(Input data)
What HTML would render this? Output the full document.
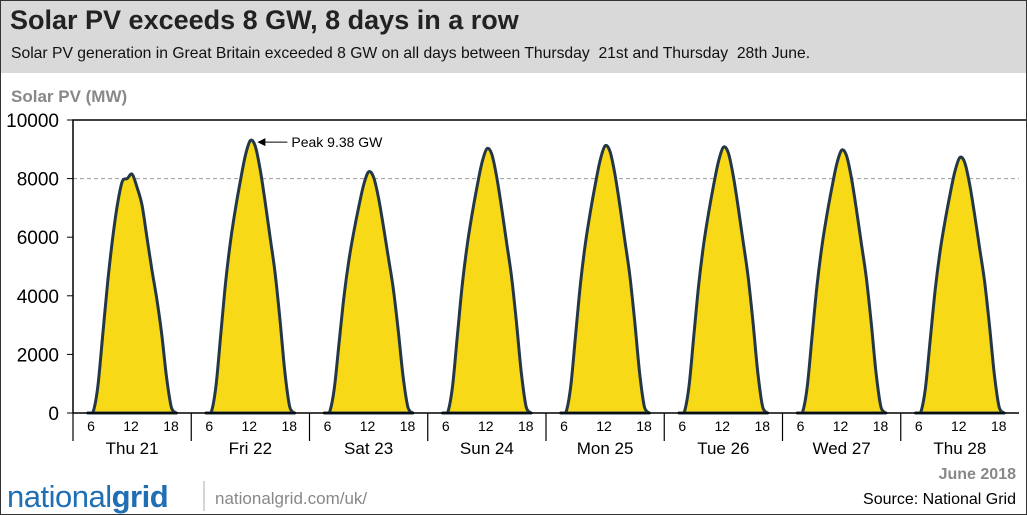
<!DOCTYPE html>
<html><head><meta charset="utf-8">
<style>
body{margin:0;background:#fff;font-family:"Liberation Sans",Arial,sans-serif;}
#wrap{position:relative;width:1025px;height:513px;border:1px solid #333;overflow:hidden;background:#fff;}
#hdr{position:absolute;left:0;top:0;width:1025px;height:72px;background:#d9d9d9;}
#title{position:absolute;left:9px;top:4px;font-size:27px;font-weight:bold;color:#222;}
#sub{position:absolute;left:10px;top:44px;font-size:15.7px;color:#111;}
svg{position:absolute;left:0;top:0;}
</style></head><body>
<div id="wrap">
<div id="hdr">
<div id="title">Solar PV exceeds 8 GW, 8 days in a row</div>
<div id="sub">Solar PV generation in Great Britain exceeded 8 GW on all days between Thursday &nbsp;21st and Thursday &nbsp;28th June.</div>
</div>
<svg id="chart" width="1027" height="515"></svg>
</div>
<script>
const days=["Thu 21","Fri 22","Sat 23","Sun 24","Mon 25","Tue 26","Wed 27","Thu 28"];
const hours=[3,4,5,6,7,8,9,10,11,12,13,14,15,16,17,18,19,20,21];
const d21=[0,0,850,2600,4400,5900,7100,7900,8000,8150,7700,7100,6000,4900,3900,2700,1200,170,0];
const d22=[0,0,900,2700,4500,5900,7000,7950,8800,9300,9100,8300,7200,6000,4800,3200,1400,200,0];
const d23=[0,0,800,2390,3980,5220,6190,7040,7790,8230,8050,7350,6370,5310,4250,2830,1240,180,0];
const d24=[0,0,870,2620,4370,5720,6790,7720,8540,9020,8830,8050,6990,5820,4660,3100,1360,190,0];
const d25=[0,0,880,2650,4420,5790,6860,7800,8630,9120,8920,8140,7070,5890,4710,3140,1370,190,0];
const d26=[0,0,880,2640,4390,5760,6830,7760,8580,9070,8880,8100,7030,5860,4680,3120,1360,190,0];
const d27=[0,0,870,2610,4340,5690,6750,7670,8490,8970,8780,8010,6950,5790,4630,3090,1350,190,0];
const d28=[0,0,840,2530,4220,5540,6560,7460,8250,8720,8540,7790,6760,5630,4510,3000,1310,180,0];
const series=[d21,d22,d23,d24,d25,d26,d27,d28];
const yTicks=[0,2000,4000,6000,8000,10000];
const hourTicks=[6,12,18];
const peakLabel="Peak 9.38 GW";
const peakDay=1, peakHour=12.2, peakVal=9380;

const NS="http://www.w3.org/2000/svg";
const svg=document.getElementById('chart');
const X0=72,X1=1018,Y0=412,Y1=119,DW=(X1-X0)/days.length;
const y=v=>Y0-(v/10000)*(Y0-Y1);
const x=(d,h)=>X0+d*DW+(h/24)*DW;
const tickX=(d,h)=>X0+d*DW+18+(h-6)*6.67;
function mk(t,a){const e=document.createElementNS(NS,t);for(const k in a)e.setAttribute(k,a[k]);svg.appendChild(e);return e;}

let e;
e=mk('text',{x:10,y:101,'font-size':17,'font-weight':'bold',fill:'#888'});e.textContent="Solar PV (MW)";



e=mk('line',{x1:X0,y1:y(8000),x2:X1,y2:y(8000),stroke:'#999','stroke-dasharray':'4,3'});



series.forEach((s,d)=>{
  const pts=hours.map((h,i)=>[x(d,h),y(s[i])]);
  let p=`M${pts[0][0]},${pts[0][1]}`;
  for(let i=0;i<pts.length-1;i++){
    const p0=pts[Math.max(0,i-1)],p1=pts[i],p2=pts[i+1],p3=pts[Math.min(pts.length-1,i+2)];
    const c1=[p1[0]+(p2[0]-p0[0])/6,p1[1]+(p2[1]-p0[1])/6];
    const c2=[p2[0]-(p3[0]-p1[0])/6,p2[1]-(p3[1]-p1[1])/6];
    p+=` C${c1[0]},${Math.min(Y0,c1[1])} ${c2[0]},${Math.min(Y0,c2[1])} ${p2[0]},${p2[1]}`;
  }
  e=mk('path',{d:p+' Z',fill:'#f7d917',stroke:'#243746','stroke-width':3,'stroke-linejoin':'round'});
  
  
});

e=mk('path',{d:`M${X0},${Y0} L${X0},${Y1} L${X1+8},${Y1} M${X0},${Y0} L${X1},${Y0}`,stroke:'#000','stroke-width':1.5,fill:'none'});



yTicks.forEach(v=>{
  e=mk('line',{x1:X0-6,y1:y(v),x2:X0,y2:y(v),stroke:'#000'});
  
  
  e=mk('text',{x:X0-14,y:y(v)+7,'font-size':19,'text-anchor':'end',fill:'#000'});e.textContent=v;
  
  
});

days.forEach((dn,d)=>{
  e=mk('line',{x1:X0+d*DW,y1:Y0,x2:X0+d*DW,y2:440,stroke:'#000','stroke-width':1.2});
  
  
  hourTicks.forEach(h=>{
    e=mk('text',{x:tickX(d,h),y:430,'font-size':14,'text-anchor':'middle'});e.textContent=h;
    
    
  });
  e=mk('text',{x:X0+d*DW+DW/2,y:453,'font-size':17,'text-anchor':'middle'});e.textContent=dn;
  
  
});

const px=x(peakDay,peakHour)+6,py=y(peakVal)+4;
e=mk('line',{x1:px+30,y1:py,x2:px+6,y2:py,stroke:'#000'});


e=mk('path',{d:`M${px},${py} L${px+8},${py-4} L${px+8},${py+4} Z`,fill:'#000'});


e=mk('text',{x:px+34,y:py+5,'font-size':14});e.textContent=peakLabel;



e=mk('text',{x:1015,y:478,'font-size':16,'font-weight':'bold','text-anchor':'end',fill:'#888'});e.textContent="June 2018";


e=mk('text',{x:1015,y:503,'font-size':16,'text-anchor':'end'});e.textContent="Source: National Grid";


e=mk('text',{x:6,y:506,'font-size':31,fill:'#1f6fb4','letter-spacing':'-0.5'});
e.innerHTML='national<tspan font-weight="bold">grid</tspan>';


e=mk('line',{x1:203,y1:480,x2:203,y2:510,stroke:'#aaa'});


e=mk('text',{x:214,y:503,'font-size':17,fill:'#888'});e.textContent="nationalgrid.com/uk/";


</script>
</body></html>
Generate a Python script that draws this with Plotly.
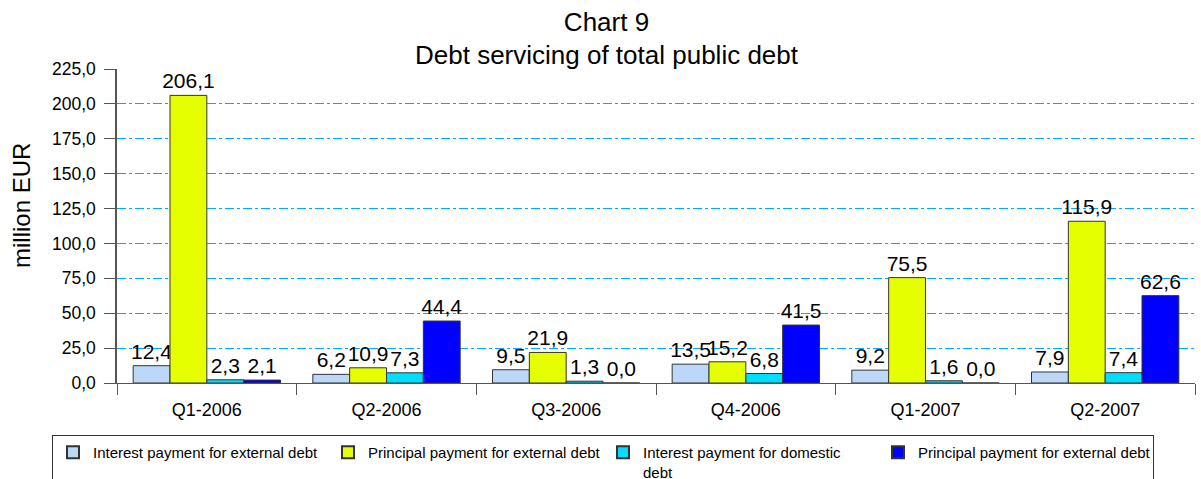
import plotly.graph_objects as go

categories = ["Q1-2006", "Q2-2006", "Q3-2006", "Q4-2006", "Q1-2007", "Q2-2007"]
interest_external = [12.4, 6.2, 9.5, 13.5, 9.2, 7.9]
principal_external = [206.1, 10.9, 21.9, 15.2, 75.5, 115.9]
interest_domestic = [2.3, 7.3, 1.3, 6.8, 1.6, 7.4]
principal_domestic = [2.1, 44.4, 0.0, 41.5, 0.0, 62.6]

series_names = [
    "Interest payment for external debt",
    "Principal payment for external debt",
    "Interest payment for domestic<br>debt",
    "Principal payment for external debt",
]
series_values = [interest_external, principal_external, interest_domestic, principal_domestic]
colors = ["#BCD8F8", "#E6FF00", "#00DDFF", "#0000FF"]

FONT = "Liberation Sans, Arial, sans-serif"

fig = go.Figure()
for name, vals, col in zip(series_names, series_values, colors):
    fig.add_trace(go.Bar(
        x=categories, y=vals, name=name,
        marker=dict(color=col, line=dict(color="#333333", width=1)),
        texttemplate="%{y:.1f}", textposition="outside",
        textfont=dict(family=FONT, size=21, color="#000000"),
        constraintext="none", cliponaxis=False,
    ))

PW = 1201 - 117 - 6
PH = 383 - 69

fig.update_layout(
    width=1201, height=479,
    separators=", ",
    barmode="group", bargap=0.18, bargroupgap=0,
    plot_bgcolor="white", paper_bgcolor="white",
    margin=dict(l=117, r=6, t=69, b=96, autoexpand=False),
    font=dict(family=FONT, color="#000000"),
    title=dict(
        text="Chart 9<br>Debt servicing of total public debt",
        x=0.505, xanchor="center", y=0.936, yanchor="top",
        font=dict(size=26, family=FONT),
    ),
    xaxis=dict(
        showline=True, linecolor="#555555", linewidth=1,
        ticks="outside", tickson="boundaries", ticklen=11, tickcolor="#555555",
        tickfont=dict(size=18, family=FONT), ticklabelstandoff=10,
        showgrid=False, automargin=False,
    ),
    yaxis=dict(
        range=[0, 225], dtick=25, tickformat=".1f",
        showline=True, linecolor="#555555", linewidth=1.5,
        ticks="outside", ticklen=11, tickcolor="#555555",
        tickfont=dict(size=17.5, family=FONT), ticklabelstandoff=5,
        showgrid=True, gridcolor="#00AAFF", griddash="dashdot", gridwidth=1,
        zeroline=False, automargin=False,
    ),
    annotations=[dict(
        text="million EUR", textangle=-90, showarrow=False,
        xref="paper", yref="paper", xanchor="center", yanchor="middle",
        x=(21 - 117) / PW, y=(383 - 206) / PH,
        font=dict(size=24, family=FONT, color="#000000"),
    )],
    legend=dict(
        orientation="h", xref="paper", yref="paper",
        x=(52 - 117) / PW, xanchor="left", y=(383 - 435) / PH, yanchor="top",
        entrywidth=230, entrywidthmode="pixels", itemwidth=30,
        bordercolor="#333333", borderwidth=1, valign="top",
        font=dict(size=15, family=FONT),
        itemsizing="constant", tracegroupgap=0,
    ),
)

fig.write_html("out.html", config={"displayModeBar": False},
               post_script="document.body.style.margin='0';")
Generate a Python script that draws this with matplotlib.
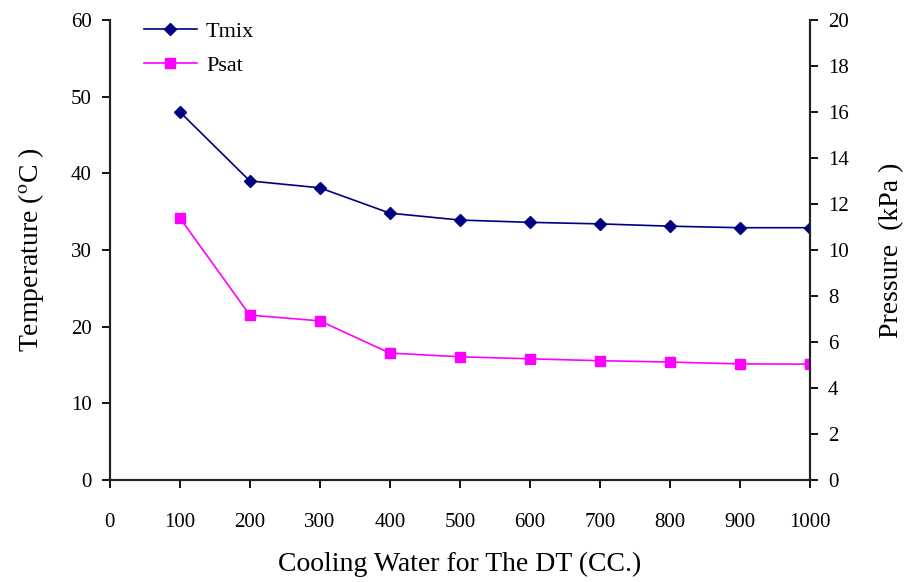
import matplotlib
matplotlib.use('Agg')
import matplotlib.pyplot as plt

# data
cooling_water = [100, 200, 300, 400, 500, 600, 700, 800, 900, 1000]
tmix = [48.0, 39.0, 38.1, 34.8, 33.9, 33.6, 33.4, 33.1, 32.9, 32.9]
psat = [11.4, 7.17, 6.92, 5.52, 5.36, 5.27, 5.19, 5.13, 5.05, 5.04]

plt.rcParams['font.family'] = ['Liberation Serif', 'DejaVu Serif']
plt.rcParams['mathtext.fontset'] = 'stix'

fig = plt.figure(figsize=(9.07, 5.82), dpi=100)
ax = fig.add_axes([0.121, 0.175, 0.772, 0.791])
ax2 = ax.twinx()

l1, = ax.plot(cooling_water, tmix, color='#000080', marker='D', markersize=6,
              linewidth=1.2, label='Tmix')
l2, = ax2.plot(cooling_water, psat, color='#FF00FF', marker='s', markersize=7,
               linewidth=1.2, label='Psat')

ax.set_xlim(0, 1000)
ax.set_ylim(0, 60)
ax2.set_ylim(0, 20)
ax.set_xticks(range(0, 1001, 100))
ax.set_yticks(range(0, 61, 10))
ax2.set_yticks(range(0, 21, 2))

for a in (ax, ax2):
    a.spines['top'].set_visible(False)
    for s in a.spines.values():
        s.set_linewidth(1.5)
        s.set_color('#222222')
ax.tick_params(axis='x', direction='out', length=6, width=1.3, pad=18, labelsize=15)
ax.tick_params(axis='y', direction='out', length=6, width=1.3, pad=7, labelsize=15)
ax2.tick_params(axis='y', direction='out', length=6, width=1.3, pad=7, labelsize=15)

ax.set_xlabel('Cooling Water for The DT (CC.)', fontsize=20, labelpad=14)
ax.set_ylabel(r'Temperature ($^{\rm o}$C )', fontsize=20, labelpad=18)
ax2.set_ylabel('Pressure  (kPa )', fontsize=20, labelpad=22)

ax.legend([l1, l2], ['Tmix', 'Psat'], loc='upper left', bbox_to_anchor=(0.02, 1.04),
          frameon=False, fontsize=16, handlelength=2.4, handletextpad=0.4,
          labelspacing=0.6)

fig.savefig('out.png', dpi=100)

(Directive) From the listing above, pick out each line where the word "Generate" appears.

(Task solution)
Generate a Python script that draws this with Plotly.
Generate a Python script that draws this with matplotlib.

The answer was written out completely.